Beet Gnocchi with Chevre Cream Sauce 2
Thank you friends and foodies for all the nice thoughts about our dinner, and support for saving our beloved strip of trees!
Oh, I cooked for three days and sweated and calculated and worried, and in the end CrankyGreg and I produced a three course plated dinner for 41 neighbors, friends and well-wishers.
The only thing we ran out of must have been the best thing, it seems to me, and so that’s the recipe I’ll post first. I was so excited to make this as part of the big feast, even though I had to buy (local) beets since the ones in the cohousing garden remain kind of puny.
Z. has a current love affair with all things pink and purple, and I had chosen this with him in mind. He squealed adorably when I showed them to him while I was making them, and could barely keep his tiny little hands off the tray of magenta balls of goo.
I know: you don’t have any plans to slave stoveside with steaming pans or fuss with handmade pasta. I agree with you. But you should do it anyway because this is so darn good.
Beet Gnocchi
From The Recipe Files
Serves 6
- 1 medium or two small red beets, washed
- 1 pound ricotta, set in cheesecloth-lined colander set in a bowl and allowed to drain for a day
- 1 whole egg
- 1 cup grated imported Parmesan cheese plus more for the table
- Coarse salt and freshly ground black pepper
- 2/3 cups all-purpose flour plus more for dredging
- Chevre cream sauce (recipe below)
- 1/4 c. chopped parsley for serving
Place clean beets with their skins on inside a baking dish with a snug-fitting cover. Bake in 450 degree oven until tender, 45 minutes – 1 hour. Remove from oven, remove lid and let beets cool. Slip the skins off with your hands. Grate the beets into a mixing bowl on the large hole of a box grater. [I questioned grating rather than pureeing, but concluded that it may matter to have the extra structure that having shreds would provide.] Add the ricotta, eggs, Parmesan cheese and salt and freshly ground black pepper to the beets. Mix well with a whisk or wooden spoon. Add 2/3 cup flour to the ricotta mixture and whisk together to mix.
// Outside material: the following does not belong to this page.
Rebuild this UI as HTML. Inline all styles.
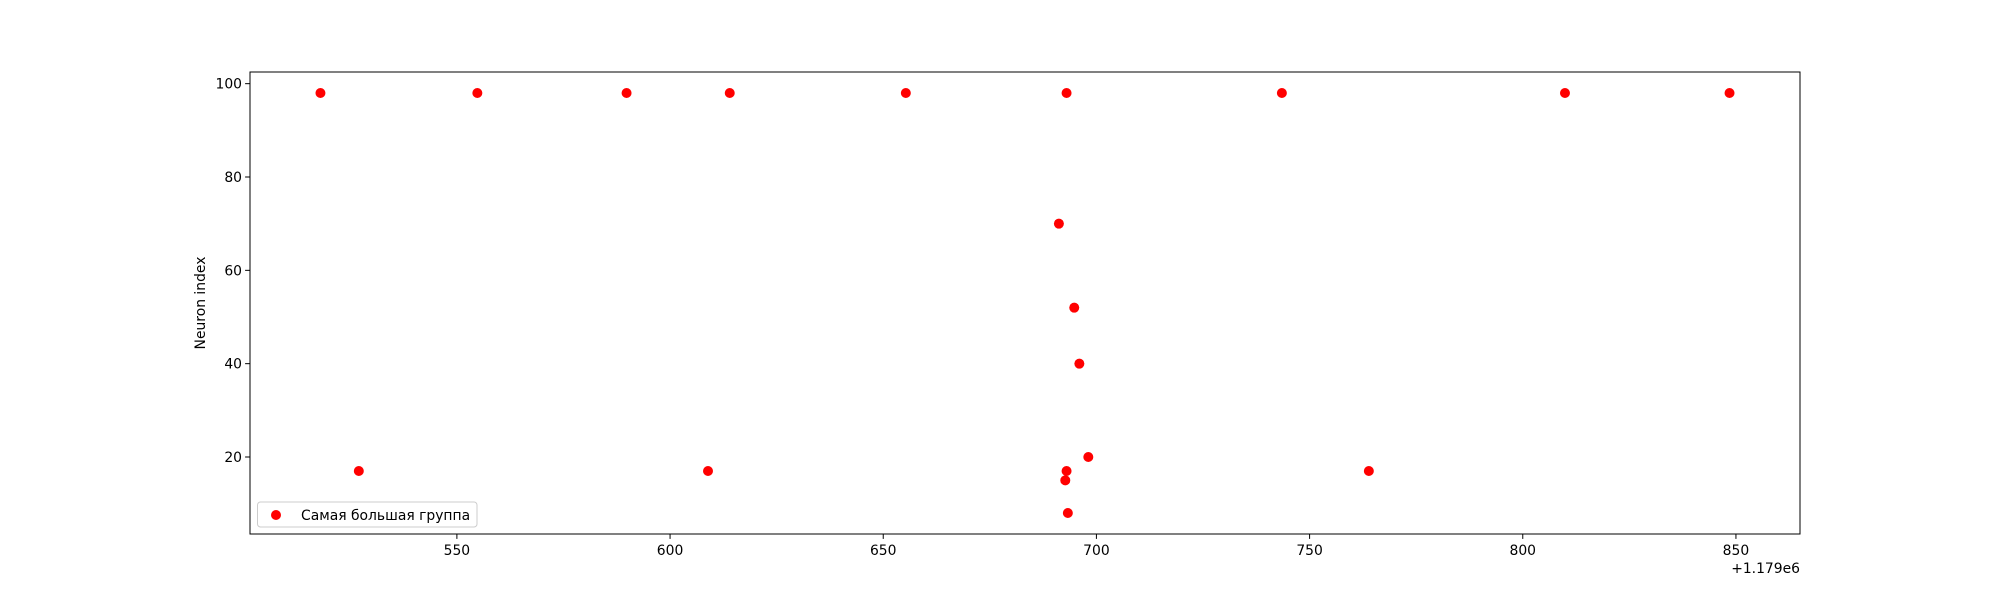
<!DOCTYPE html>
<html><head><meta charset="utf-8"><style>html,body{margin:0;padding:0;background:#fff}svg{display:block}text{font-family:"DejaVu Sans","Liberation Sans",sans-serif;font-size:13.9px;fill:#000}</style></head>
<body>
<svg id="chart" width="2000" height="600" xmlns="http://www.w3.org/2000/svg">
<rect x="0" y="0" width="2000" height="600" fill="#fff"/>
<g id="marks"></g>
<rect x="250" y="72" width="1550" height="462" fill="none" stroke="#000" stroke-width="1"/>
<g id="xticks"></g>
<g id="yticks"></g>
<text transform="translate(205,303) rotate(-90)" text-anchor="middle">Neuron index</text>
<text x="1800" y="573" text-anchor="end">+1.179e6</text>
<g>
<rect x="257.5" y="502" width="219.5" height="25" rx="3" fill="#fff" stroke="#ccc" stroke-width="1"/>
<circle cx="276" cy="515" r="5" fill="red"/>
<text x="301" y="520">Самая большая группа</text>
</g>
</svg>
<script>
const xValues = [518.0, 554.8, 589.8, 614.0, 655.3, 693.0, 743.5, 809.9, 848.5, 527.0, 608.9, 691.2, 694.8, 696.0, 698.1, 693.0, 692.7, 693.3, 763.9];
const yValues = [98, 98, 98, 98, 98, 98, 98, 98, 98, 17, 17, 70, 52, 40, 20, 17, 15, 8, 17];
const xTickLabels = [550, 600, 650, 700, 750, 800, 850];
const yTickLabels = [20, 40, 60, 80, 100];

const NS = "http://www.w3.org/2000/svg";
const L = 250, R = 1800, T = 72, B = 534;
const xmin0 = Math.min(...xValues), xmax0 = Math.max(...xValues);
const ymin0 = Math.min(...yValues), ymax0 = Math.max(...yValues);
const xm = (xmax0 - xmin0) * 0.05, ym = (ymax0 - ymin0) * 0.05;
const xmin = xmin0 - xm, xmax = xmax0 + xm, ymin = ymin0 - ym, ymax = ymax0 + ym;
function sx(v) { return L + (v - xmin) / (xmax - xmin) * (R - L); }
function sy(v) { return B - (v - ymin) / (ymax - ymin) * (B - T); }

const marks = document.getElementById('marks');
for (let i = 0; i < xValues.length; i++) {
  const c = document.createElementNS(NS, 'circle');
  c.setAttribute('cx', sx(xValues[i]));
  c.setAttribute('cy', sy(yValues[i]));
  c.setAttribute('r', 5);
  c.setAttribute('fill', 'red');
  
  
  marks.appendChild(c);
}
const xt = document.getElementById('xticks');
xTickLabels.forEach(v => {
  const x = sx(v);
  const l = document.createElementNS(NS, 'line');
  l.setAttribute('x1', x); l.setAttribute('x2', x);
  l.setAttribute('y1', B); l.setAttribute('y2', B + 4.9);
  l.setAttribute('stroke', '#000');
  
  
  xt.appendChild(l);
  const t = document.createElementNS(NS, 'text');
  t.setAttribute('x', x); t.setAttribute('y', B + 21);
  t.setAttribute('text-anchor', 'middle');
  t.textContent = v;
  
  
  xt.appendChild(t);
});
const yt = document.getElementById('yticks');
yTickLabels.forEach(v => {
  const y = sy(v);
  const l = document.createElementNS(NS, 'line');
  l.setAttribute('x1', L - 4.9); l.setAttribute('x2', L);
  l.setAttribute('y1', y); l.setAttribute('y2', y);
  l.setAttribute('stroke', '#000');
  
  
  yt.appendChild(l);
  const t = document.createElementNS(NS, 'text');
  t.setAttribute('x', L - 8); t.setAttribute('y', y + 5);
  t.setAttribute('text-anchor', 'end');
  t.textContent = v;
  
  
  yt.appendChild(t);
});
</script>
</body></html>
Set the mixture aside for a minimum of 2 hours in the refrigerator. Can be made up to two days ahead.
While the gnocchi dough is resting, go ahead and make the Chevre Cream Sauce.
- 2 T. butter
- 4 T. unbleached flour
- 2 c. milk
- 1 c. heavy cream
- 6 oz. chevre, broken or sliced into 1″ pieces
- 1/2 t. salt (or more to taste)
- 1/4 t. nutmeg
- 3 cloves garlic, chopped fine
- 1/2 t. smoked paprika
Melt the butter in a saucepan over medium-low heat, and then slowly and thoroughly whisk in the flour. Cook for 3 minutes. Whisk in the milk and cream, beating thoroughly after each addition to prevent lumps. Bring to a slow but steady boil, then turn down and simmer for one minute or until thick enough to coat the back of a wooden spoon. Remove from heat, and stir in goat cheese a little bit at a time. Whisk, whisk, whisk until thoroughly melted and incorporated. Add nutmeg, garlic and smoked paprika. Place aside to keep warm while you form and cook the gnocchi.
Back to the gnocchi: I’m writing in the instructions I followed for making them, but let me tell you that mine were really unattractive, like a platter of gizzards once cooked. You surely are more dextrous than I am and will end up with something beautiful. But just in case, here’s a link to alternate instructions for making them.
To form the gnochetti roll a walnut-sized piece of beet mixture into a nice [whatever] round. Drop it into the bowl of flour, carefully turning to coat all sides. Lay each dumpling on a parchment lined baking sheet lightly covered with flour. Continue forming the Gnochetti until all the mixture is gone. Slip the gnocchi into a pot of gently simmering salted water [this is important since a big old energetic rolling boil can bubble your poor little dumpling to smithereens]. Wait until they float to the surface of the water and continue to cook for an additional minute. Using a slotted spoon, remove them from the water as they are done and place them on a serving platter.
When all are cooked and are on the platter top with the cream sauce and parsley and serve.
So my next turn cooking for our cohousing community is coming up on Tuesday, January 6. And because I’ve seldom encountered a theme I don’t like, I’ve been researching traditional foods for the Epiphany. (This is the “12th Day of Christmas,” the day that the three wise men are said to have arrived in Bethlehem after Jesus was born.) I have found many cakes, often a type of fruit cake, but dinner menus have been much more difficult to come by.